Decreased messenger RNA translation in herpesvirus-infected arterial cells: Effects on cholesteryl ester hydrolase
Carboxylic Ester Hydrolases
Muscle, Smooth, Vascular
Herpes simplex viruses (HSVs) contain a function that can cause the degradation of host mRNA and mediate the shutoff of host protein synthesis. Previously, we observed that HSV infection causes a 40-fold increase in cholesteryl ester (CE) accretion in arterial smooth muscle cells due, in part, to a substantial decrease in CE hydrolysis. In studies reported herein, we found that HSV infection leads to reduced immunoprecipitable lysosomal (acid) CE hydrolase (ACEH) and beta-galactosidase, another lysosomal enzyme in vascular smooth muscle cells.
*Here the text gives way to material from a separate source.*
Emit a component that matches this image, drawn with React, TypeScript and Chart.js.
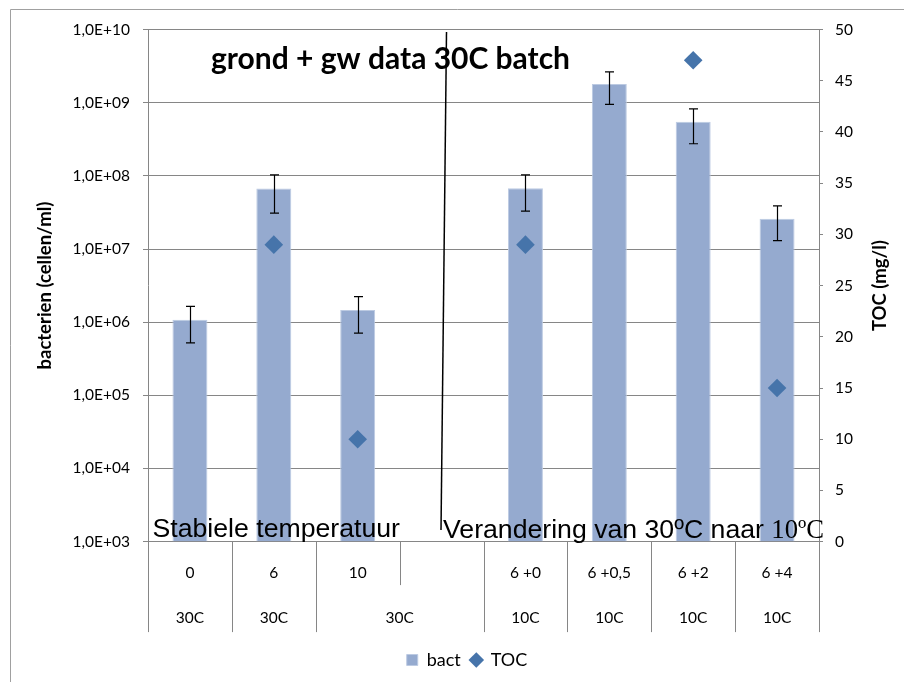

The HSV-induced reduction was greater with respect to ACEH than beta-galactosidase. To determine whether degradation of host cellular mRNA or inhibition of cellular translation was responsible for decreased CE hydrolysis in HSV-infected smooth muscle cells, we utilized an in vitro translation system that permitted us to compensate for any mRNA degradation during viral infection. Reduced ACEH activity was observed in the total cellular RNA translation products of HSV-infected smooth muscle cells compared to uninfected cells owing to posttranscriptional modification. We conclude that the decrease in CE hydrolysis in HSV-infected smooth muscle cells is caused primarily by decreased ACEH synthesis and activity, which can contribute to CE accretion in these vascular cells.